A fabricante de pneus Michelin tem buscado soluções para o problema na medida em que desenvolve pneus mais duráveis. Segundo Cyrille Roget, diretor científico e de comunicação da empresa, isso reduziria em média 5% do desgaste. "Mas ainda não descobrimos como fabricar um pneu que seja seguro e durável e ao mesmo tempo não cause emissões de partículas", disse em entrevista à DW. O objetivo atual, acrescentou Roget, é encontrar materiais renováveis ??ou mesmo reciclados para substituir os aditivos químicos nos pneus.

Um pneu de carro é feito de borracha sintética, preenchimento e aditivos químicos. O aditivo 6PPD, por exemplo, busca garantir mais segurança. Mas quando vão parar nos rios, tais partículas oxidam e são altamente tóxica para o salmão prateado, por exemplo. Esse mesmo 6PPD também se acumula nas folhas de alface, conforme comprovado por pesquisadores da Universidade de Viena num estudo publicado em 2023 na revista Environmental Science & Technology. Uma análise da revista suíça K-Tipp, voltada ao consumidor geral, chegou a conclusões semelhantes: por meio de amostras, a publicação concluiu que a alface absorve substâncias tóxicas ao ar livre. A alface e o salmão são apenas dois exemplos de como as partículas dos pneus podem ingressar diretamente na cadeia alimentar.

No entanto, Cyrielle Roget não enxerga uma alternativa ao 6PPD muito em breve. "As pesquisas necessitam de muito tempo, pois antes de um material ser substituído, é preciso garantir que o novo não seja altamente tóxico para outras espécies ou reduza a segurança do pneu", diz.

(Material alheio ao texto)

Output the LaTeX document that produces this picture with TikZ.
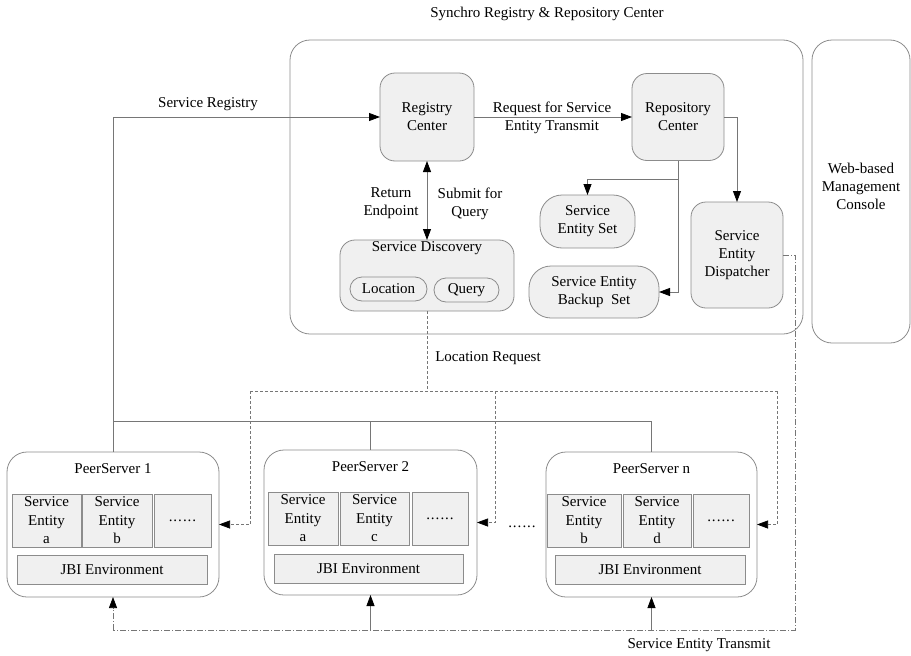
\documentclass[tikz,border=0pt]{standalone}
\usepackage{fontspec}
\setmainfont{Liberation Serif}
\usetikzlibrary{arrows.meta}
\definecolor{boxfill}{HTML}{F0F0F0}
\definecolor{edge}{HTML}{8C8C8C}
\definecolor{wire}{HTML}{767676}
\newcommand{\sixdots}{.\kern1pt.\kern1pt.\kern1pt.\kern1pt.\kern1pt.}
\begin{document}
\begin{tikzpicture}[x=1pt,y=-1pt,
  every node/.style={font=\fontsize{15}{18}\selectfont, align=center, inner sep=0pt, outer sep=0pt},
  panel/.style={draw=edge, line width=0.8pt, fill=boxfill, rounded corners=#1},
  panel/.default=15pt,
  frame/.style={draw=edge, line width=0.8pt, fill=white, rounded corners=20pt},
  cell/.style={draw=edge, line width=0.8pt, fill=boxfill},
  conn/.style={draw=wire, line width=0.8pt},
  fine/.style={draw=wire, line width=0.7pt, dash pattern=on 3pt off 2pt},
  dotdash/.style={draw=wire, line width=0.7pt, dash pattern=on 6pt off 2pt on 1pt off 2pt},
  tip/.tip={Triangle[length=11pt,width=8pt,color=black]},
]
\path[use as bounding box] (0,0) rectangle (911,656);

% title and outer frames
\node (title) at (547,14) {Synchro Registry \& Repository Center};
\node[frame, minimum width=513pt, minimum height=294pt] (center) at (546.5,187) {};
\node[frame, minimum width=98pt, minimum height=303pt] (console) at (861,191.5) {};
\node (consoletext) at (861,186) {Web-based\\Management\\Console};

% registry / repository side
\node[panel, minimum width=94pt, minimum height=88pt] (reg) at (427,117) {Registry\\Center};
\node[panel, minimum width=92pt, minimum height=87pt] (repo) at (678,117) {Repository\\Center};
\node[panel, minimum width=174pt, minimum height=71pt] (sd) at (427,275.5) {};
\node (sdtitle) at (427,248) {Service Discovery};
\node[panel=12pt, minimum width=77pt, minimum height=24pt] (loc) at (388.5,289) {Location};
\node[panel=12pt, minimum width=65pt, minimum height=24pt] (qry) at (466.5,290) {Query};
\node[panel=22pt, minimum width=95pt, minimum height=53pt] (ses) at (587.5,221.5) {Service\\Entity Set};
\node[panel=22pt, minimum width=130pt, minimum height=52pt] (sebs) at (594,292) {Service Entity\\Backup~ Set};
\node[panel, minimum width=92pt, minimum height=106pt] (sed) at (737,255) {Service\\Entity\\Dispatcher};

% peer servers
\node[frame, minimum width=212pt, minimum height=145pt] (ps1) at (113,524.5) {};
\node[frame, minimum width=213pt, minimum height=145pt] (ps2) at (370.5,522.5) {};
\node[frame, minimum width=211pt, minimum height=145pt] (psn) at (651.5,524.5) {};
\node (ps1t) at (113,469) {PeerServer 1};
\node (ps2t) at (370.5,467) {PeerServer 2};
\node (psnt) at (651.5,469) {PeerServer n};

\tikzset{ent/.style={cell, minimum height=53pt, font=\fontsize{15}{18.5}\selectfont}}
% PeerServer 1
\node[ent, minimum width=69pt] (e1a) at (46.5,520.5) {Service\\Entity\\a};
\node[ent, minimum width=70pt] (e1b) at (117,520.5) {Service\\Entity\\b};
\node[ent, minimum width=57pt] (e1x) at (182.5,520.5) {\sixdots};
\node[cell, minimum width=190pt, minimum height=29pt] (j1) at (112,569.5) {JBI Environment};
% PeerServer 2
\node[ent, minimum width=70pt] (e2a) at (303,518.5) {Service\\Entity\\a};
\node[ent, minimum width=69pt] (e2c) at (374.5,518.5) {Service\\Entity\\c};
\node[ent, minimum width=56pt] (e2x) at (440,518.5) {\sixdots};
\node[cell, minimum width=189pt, minimum height=29pt] (j2) at (368.5,568.5) {JBI Environment};
% PeerServer n
\node[ent, minimum width=74pt] (enb) at (584,520.5) {Service\\Entity\\b};
\node[ent, minimum width=68pt] (end) at (657,520.5) {Service\\Entity\\d};
\node[ent, minimum width=56pt] (enx) at (721,520.5) {\sixdots};
\node[cell, minimum width=190pt, minimum height=29pt] (jn) at (650,569.5) {JBI Environment};

\node (gapdots) at (522,527) {\sixdots};

% labels
\node (lblreg) at (208,104) {Service Registry};
\node (lblreq) at (552,117.5) {Request for Service\\Entity Transmit};
\node (lblret) at (391,203.5) {Return\\Endpoint};
\node (lblsub) at (470,203.5) {Submit for\\Query};
\node (lblloc) at (488,358) {Location Request};
\node (lbltr) at (699,645) {Service Entity Transmit};

% helper points of the wiring
\coordinate (bus1) at (113,421);
\coordinate (bus2) at (370.5,421);
\coordinate (busn) at (651.5,421);
\coordinate (branch) at (678,179);
\coordinate (lr) at (427,391);
\coordinate (lr1) at (250,391);
\coordinate (lr2) at (495,391);
\coordinate (lrn) at (777,391);
\coordinate (dspR) at (795,255);
\coordinate (dspB) at (795,630);
\coordinate (bot1) at (113,630);
\coordinate (bot2) at (370.5,630);
\coordinate (botn) at (651.5,630);

% service registry and the peer bus
\draw[conn,-tip] (ps1.north) |- (reg.west);
\draw[conn] (bus1) -- (busn) -- (psn.north);
\draw[conn] (bus2) -- (ps2.north);

% registry center links
\draw[conn,-tip] (reg.east) -- (repo.west);
\draw[conn,tip-tip] (reg.south) -- (sd.north);
\draw[conn,-tip] (repo.south) |- (sebs.east);
\draw[conn,-tip] (branch) -| (ses.north);
\draw[conn,-tip] (repo.east) -| (sed.north);

% location requests
\draw[fine] (sd.south) -- (lr);
\draw[fine] (lr1) -- (lrn);
\draw[fine,-tip] (lr1) |- (ps1.east);
\draw[fine,-tip] (lr2) |- (ps2.east);
\draw[fine,-tip] (lrn) |- (psn.east);

% entity transmission from the dispatcher
\draw[dotdash] (sed.east) -- (dspR) -- (dspB) -- (bot1);
\draw[dotdash,-tip] (bot1) -- (ps1.south);
\draw[conn,-tip] (bot2) -- (ps2.south);
\draw[conn,-tip] (botn) -- (psn.south);
\end{tikzpicture}
\end{document}
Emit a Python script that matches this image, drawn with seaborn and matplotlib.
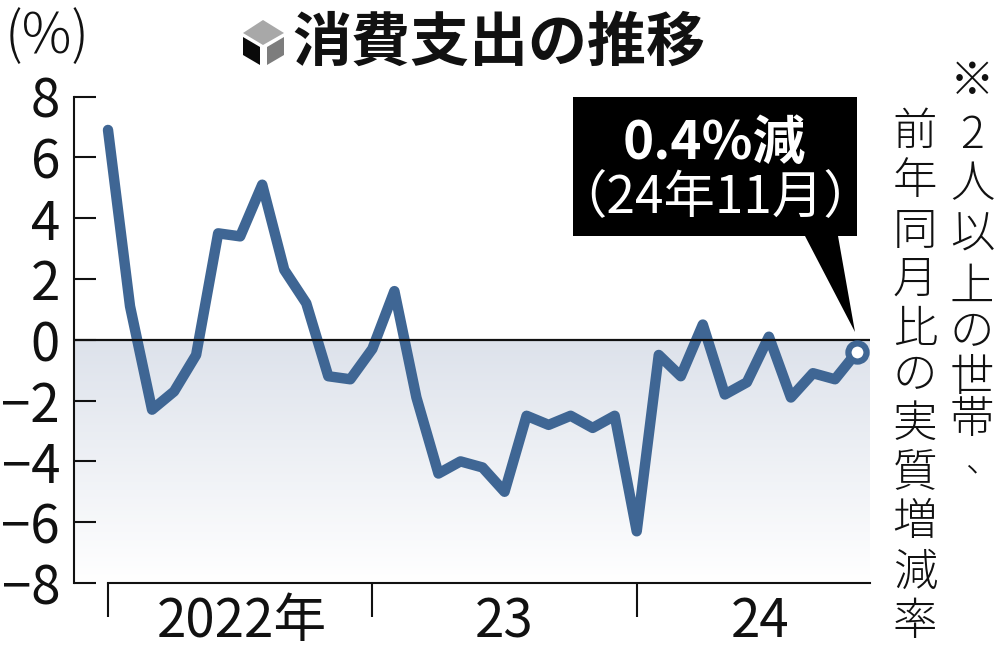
import numpy as np
import pandas as pd
import matplotlib
matplotlib.use("Agg")
import matplotlib.pyplot as plt
import seaborn as sns
from matplotlib.patches import Polygon
from matplotlib.transforms import Affine2D

month_index = list(range(35))
spending = [6.9, 1.1, -2.3, -1.7, -0.5, 3.5, 3.4, 5.1, 2.3, 1.2, -1.2, -1.3,
            -0.3, 1.6, -1.9, -4.4, -4.0, -4.2, -5.0, -2.5, -2.8, -2.5, -2.9, -2.5,
            -6.3, -0.5, -1.2, 0.5, -1.8, -1.4, 0.1, -1.9, -1.1, -1.3, -0.4]
y_ticks = [8, 6, 4, 2, 0, -2, -4, -6, -8]
y_labels = ["8", "6", "4", "2", "0", "−2", "−4", "−6", "−8"]
year_ticks = [0, 12, 24]
year_label_pos = [6.08, 18, 29.6]
year_labels = ["2022年", "23", "24"]
title = "消費支出の推移"
note_right = ["※", "2", "人", "以", "上", "の", "世", "帯"]
note_comma = "、"
note_left = list("前年同月比の実質増減率")

BLUE = "#3f6694"
sns.set_theme(style="white")
plt.rcParams["font.family"] = ["Noto Sans CJK JP", "DejaVu Sans"]

W, H = 1000, 649
fig = plt.figure(figsize=(W / 100, H / 100), dpi=100, facecolor="white")
ax = fig.add_axes([74 / W, 1 - 583 / H, (870 - 74) / W, (583 - 96.5) / H])
df = pd.DataFrame({"month": month_index, "spending": spending})

xlim = ((74 - 108) / 22.03, (870 - 108) / 22.03)
ax.imshow(np.linspace(0, 1, 256).reshape(-1, 1), extent=[xlim[0], xlim[1], -8, 0],
          aspect="auto", origin="upper", zorder=0,
          cmap=matplotlib.colors.LinearSegmentedColormap.from_list("g", ["#dde2eb", "#ffffff"]))
ax.set_xlim(*xlim)
ax.set_ylim(-8, 8)

sns.lineplot(data=df, x="month", y="spending", ax=ax, color=BLUE, linewidth=7.5,
             solid_joinstyle="round", solid_capstyle="round", zorder=3, clip_on=False)
ax.axhline(0, color="#111111", linewidth=1.6, zorder=4)
sns.scatterplot(x=month_index[-1:], y=spending[-1:], ax=ax, s=170, color="white",
                edgecolor=BLUE, linewidth=4.5, zorder=5, clip_on=False)

for s in ["top", "right"]:
    ax.spines[s].set_visible(False)
ax.spines["left"].set_color("#111111")
ax.spines["left"].set_linewidth(1.5)
ax.spines["bottom"].set_color("#111111")
ax.spines["bottom"].set_linewidth(1.5)
ax.spines["bottom"].set_bounds(0, ax.get_xlim()[1])

ax.set_xlabel("")
ax.set_ylabel("")
ax.set_yticks(y_ticks)
ax.set_yticklabels(y_labels, fontsize=38, color="#111111")
ax.tick_params(axis="y", direction="in", length=16, width=1.5, color="#111111", pad=10, left=True)
ax.set_xticks(year_ticks)
ax.set_xticklabels([])
ax.tick_params(axis="x", which="major", direction="out", length=24.5, width=1.5, color="#111111", bottom=True)
ax.set_xticks(year_label_pos, minor=True)
ax.set_xticklabels(year_labels, minor=True, fontsize=38, color="#111111")
ax.tick_params(axis="x", which="minor", length=0, pad=8, bottom=False)

px = Affine2D().scale(1, -1).translate(0, H)
def poly(pts, color, z=6):
    fig.add_artist(Polygon(pts, closed=True, facecolor=color, edgecolor="none", transform=px, zorder=z))
def T(x, y, s, **kw):
    kw.setdefault("color", "#111111")
    fig.text(x / W, 1 - y / H, s, ha="center", va="center", **kw)

T(47, 37, "(%)", fontsize=40, fontweight="light")
T(499, 44, title, fontsize=42.5, fontweight="bold")
# cube icon
poly([(263, 20), (284, 33), (263, 45), (243, 33)], "#a8a8a8")
poly([(243, 37), (260, 47), (260, 65), (243, 55)], "#0a0a0a")
poly([(267, 47), (284, 37), (284, 55), (267, 65)], "#7d7d7d")

# callout
poly([(573, 97), (857, 97), (857, 236), (838, 236), (855, 332), (805, 236), (573, 236)], "#000000")
T(714, 143, "0.4%減", fontsize=38, fontweight="bold", color="white", zorder=7)
T(715, 198, "（24年11月）", fontsize=37, color="white", zorder=7)

# vertical note
right_y = [82, 135, 185, 235, 287, 333, 378, 421]
left_y = [132, 182, 232, 280, 330, 376, 424, 473, 522, 573, 622]
for ch, y in zip(note_right, right_y):
    T(972, y, ch, fontsize=32, fontweight="light")
T(982, 462, note_comma, fontsize=24, fontweight="light")
for ch, y in zip(note_left, left_y):
    T(915, y, ch, fontsize=32, fontweight="light")

fig.savefig("out.png", dpi=100, facecolor="white")
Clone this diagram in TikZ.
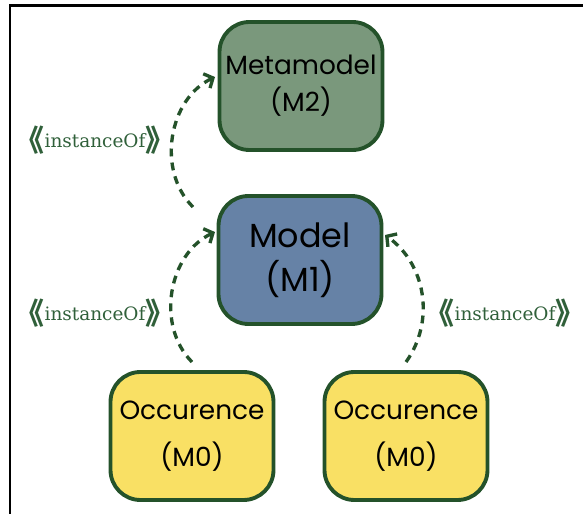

Soluções que buscam minimizar o impacto

Até que surja um pneu livre de abrasão, portanto, são necessárias outras soluções que amenizem o problema ao máximo. Na ciência e na pesquisa, isso vai desde ideias rápidas e práticas até aquelas menos funcionais. Um exemplo é o protótipo "Zero Emission Drive Unit – Generation 1" (ZEDU-1) com aro de roda fechado do Centro Aeroespacial Alemão (DLR). Ainda que prometa uma mobilidade quase completamente livre de poluição, ele ainda deve levar alguns anos para ser construído. Não por falta de interesse, garante o diretor do projeto, Franz Philipps, mas sim devido à falta de um consenso na União Europeia (UE) sobre valores-limite para o desgaste dos pneus.

Através de um dispositivo fixado diretamente na borda do pneu, a start-up londrina Tire Collectives busca capturar essas partículas diretamente na fonte. Em seu site, a empresa afirma que um modelo piloto foi testado em 2021, mas ainda resta saber se ele também pode ser implantado em larga escala.

A fim de contornar o problema, Daniel Venghaus participa de um projeto em parceria com a Fundação Ambiental Audi na área de saneamento – ou, mais especificamente, de escoamento de esgotos. Para isso, foram testados e desenvolvidos diversos tipos de filtros, que são então instalados em bueiros em pontos críticos de abrasão – cruzamentos e curvas no centro da cidade.

Testes em ambientes controlados foram capazes de filtrar até 66% das partículas particularmente finas e 97% de toda a poluição. Já os testes em campo indicaram uma retenção três vezes maior nos bueiros com filtros. O projeto deve terminar em julho de 2024, mas, até lá, o plano é criar uma empresa sem fins lucrativos para sistemas de filtragem. Segundo Venghaus, alguns municípios já manifestaram interesse na ideia.

A soluções mais radical – e eficiente

"Os sistemas de filtros são a solução mais simples para a indústria. No final, são os municípios e os contribuintes que pagam", diz Thilo Hofmann, pesquisador da Universidade de Viena que liderou o estudo sobre os efeitos do desgaste dos pneus na alface. "O que nós realmente precisamos com urgência é de alternativas verdes aos aditivos plásticos que não sejam tóxicas".

Os efeitos tóxicos do desgaste dos pneus, aliás, rendem cada vez mais discussões em Bruxelas. Com a norma Euro 7, por exemplo, a União Europeia quer estabelecer valores limites para a abrasão pela primeira vez, embora o texto final ainda esteja em debate. A proposta também requer a definição de um procedimento padronizado para medir a abrasão. Hoje, as medições são feitas através de um método desenvolvido pelas próprias fabricantes de pneus.

Por fim, ainda resta a forma politicamente mais desconfortável de reduzir o desgaste dos pneus, aponta Thilo Hofmann. Tal solução começaria com o transporte individual que, a seu ver, precisa ser drasticamente reduzido. A lógica, diz Hofmann, é simples: um pneu que não rola não produz abrasão.